* [Record excerpts]
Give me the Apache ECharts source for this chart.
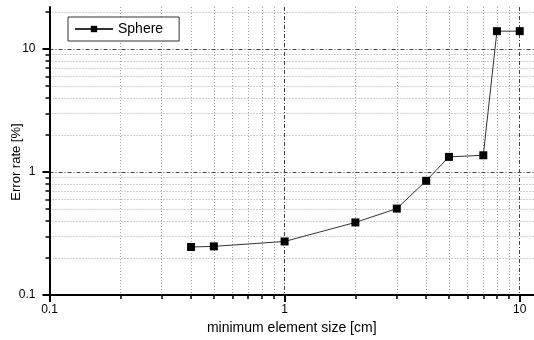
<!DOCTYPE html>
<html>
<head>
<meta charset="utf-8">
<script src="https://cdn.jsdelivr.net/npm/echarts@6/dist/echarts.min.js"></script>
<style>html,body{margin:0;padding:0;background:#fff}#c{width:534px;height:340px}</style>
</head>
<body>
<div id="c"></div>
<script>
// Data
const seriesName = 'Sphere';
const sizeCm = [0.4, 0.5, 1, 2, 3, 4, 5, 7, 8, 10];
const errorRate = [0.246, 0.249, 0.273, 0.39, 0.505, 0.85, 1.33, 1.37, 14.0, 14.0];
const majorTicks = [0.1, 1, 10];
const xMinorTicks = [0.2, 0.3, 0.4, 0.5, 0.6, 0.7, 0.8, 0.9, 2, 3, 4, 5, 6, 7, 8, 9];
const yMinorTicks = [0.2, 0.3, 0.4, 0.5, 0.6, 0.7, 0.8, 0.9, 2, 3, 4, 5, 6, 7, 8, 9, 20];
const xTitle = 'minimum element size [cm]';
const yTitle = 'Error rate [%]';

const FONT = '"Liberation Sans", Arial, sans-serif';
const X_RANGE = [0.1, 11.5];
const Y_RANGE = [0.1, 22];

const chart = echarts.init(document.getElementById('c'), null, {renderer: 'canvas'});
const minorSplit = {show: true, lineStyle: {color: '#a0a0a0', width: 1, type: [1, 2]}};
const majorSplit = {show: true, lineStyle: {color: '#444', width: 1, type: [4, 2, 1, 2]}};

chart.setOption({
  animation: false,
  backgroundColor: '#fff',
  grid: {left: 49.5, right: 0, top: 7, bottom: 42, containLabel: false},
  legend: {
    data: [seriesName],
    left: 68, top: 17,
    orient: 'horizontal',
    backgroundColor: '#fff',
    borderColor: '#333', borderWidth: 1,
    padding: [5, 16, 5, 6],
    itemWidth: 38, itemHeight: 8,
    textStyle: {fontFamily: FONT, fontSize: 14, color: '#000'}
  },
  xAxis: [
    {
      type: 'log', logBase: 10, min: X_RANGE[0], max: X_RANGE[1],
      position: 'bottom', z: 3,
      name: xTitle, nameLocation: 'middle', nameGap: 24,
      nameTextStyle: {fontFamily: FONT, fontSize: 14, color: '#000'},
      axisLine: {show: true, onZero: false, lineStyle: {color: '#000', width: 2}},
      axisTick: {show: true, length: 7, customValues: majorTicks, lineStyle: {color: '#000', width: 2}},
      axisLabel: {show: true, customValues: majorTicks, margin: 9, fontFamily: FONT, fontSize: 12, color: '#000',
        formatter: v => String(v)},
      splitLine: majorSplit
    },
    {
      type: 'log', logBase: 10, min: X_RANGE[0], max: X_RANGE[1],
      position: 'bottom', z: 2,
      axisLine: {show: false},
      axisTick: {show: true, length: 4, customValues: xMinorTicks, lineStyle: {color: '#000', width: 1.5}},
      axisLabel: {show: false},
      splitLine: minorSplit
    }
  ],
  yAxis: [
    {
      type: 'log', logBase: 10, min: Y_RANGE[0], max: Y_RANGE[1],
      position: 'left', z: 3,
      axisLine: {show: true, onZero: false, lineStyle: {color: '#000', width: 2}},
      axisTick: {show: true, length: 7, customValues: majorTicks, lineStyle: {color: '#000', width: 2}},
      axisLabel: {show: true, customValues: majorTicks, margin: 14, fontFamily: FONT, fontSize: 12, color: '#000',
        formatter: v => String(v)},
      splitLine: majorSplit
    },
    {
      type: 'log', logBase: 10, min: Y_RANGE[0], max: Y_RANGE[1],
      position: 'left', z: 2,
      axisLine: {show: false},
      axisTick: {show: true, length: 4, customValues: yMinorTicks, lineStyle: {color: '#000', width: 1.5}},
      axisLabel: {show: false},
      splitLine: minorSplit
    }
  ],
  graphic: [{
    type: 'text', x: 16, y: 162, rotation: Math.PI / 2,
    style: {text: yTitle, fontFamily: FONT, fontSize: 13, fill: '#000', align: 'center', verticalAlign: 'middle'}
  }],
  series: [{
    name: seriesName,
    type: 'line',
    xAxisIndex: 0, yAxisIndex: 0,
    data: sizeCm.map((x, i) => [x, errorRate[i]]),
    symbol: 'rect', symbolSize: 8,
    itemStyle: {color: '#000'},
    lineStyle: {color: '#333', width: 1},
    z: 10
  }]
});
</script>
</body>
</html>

* * *

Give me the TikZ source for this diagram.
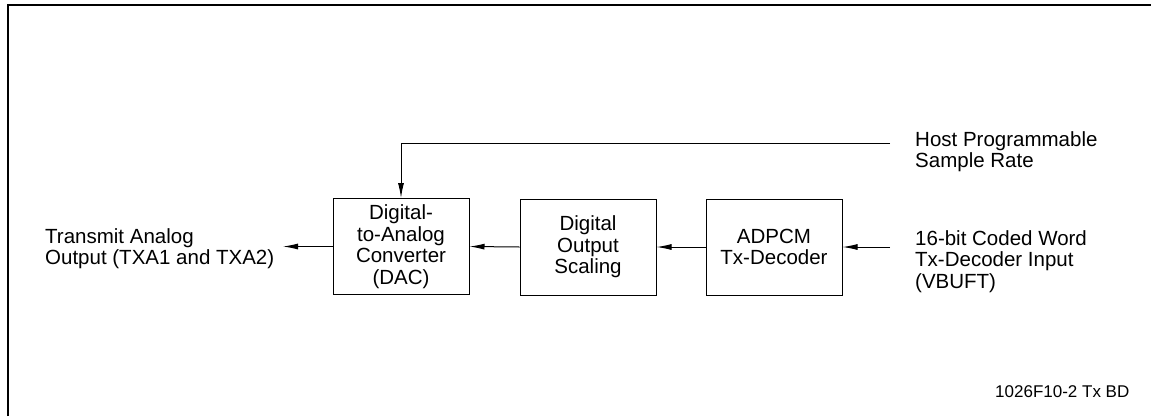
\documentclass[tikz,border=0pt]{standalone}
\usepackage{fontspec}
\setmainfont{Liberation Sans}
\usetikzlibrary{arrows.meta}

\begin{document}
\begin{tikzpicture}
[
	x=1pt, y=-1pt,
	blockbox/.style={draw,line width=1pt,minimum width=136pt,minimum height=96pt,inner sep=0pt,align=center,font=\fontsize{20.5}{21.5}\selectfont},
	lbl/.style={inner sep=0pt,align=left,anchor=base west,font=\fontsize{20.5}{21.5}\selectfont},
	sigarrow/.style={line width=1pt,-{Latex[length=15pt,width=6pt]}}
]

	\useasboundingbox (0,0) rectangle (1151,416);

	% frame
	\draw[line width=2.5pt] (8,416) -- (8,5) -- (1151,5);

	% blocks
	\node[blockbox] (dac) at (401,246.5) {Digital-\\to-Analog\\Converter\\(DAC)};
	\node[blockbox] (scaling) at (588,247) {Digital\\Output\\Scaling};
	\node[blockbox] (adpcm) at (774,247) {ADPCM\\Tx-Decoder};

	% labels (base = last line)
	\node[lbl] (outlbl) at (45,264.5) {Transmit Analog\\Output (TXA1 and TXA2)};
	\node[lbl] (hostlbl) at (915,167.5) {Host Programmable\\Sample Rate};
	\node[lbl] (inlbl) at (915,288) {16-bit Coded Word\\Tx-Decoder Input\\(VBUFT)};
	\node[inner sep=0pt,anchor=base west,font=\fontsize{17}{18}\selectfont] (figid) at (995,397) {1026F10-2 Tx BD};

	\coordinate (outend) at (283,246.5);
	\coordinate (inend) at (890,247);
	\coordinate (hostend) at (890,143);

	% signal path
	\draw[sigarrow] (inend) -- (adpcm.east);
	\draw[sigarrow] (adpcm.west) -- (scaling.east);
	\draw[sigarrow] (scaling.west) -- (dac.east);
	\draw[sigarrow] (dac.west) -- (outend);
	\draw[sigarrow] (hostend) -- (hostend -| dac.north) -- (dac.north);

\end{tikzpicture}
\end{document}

* [Given request] Look above for the line with "Give me the Apache" and copy exactly from it through the line with "const Y_RANGE = [0.1, 22];", both included. Omit the pictures.

* [Written response]
Give me the Apache ECharts source for this chart.
<!DOCTYPE html>
<html>
<head>
<meta charset="utf-8">
<script src="https://cdn.jsdelivr.net/npm/echarts@6/dist/echarts.min.js"></script>
<style>html,body{margin:0;padding:0;background:#fff}#c{width:534px;height:340px}</style>
</head>
<body>
<div id="c"></div>
<script>
// Data
const seriesName = 'Sphere';
const sizeCm = [0.4, 0.5, 1, 2, 3, 4, 5, 7, 8, 10];
const errorRate = [0.246, 0.249, 0.273, 0.39, 0.505, 0.85, 1.33, 1.37, 14.0, 14.0];
const majorTicks = [0.1, 1, 10];
const xMinorTicks = [0.2, 0.3, 0.4, 0.5, 0.6, 0.7, 0.8, 0.9, 2, 3, 4, 5, 6, 7, 8, 9];
const yMinorTicks = [0.2, 0.3, 0.4, 0.5, 0.6, 0.7, 0.8, 0.9, 2, 3, 4, 5, 6, 7, 8, 9, 20];
const xTitle = 'minimum element size [cm]';
const yTitle = 'Error rate [%]';

const FONT = '"Liberation Sans", Arial, sans-serif';
const X_RANGE = [0.1, 11.5];
const Y_RANGE = [0.1, 22];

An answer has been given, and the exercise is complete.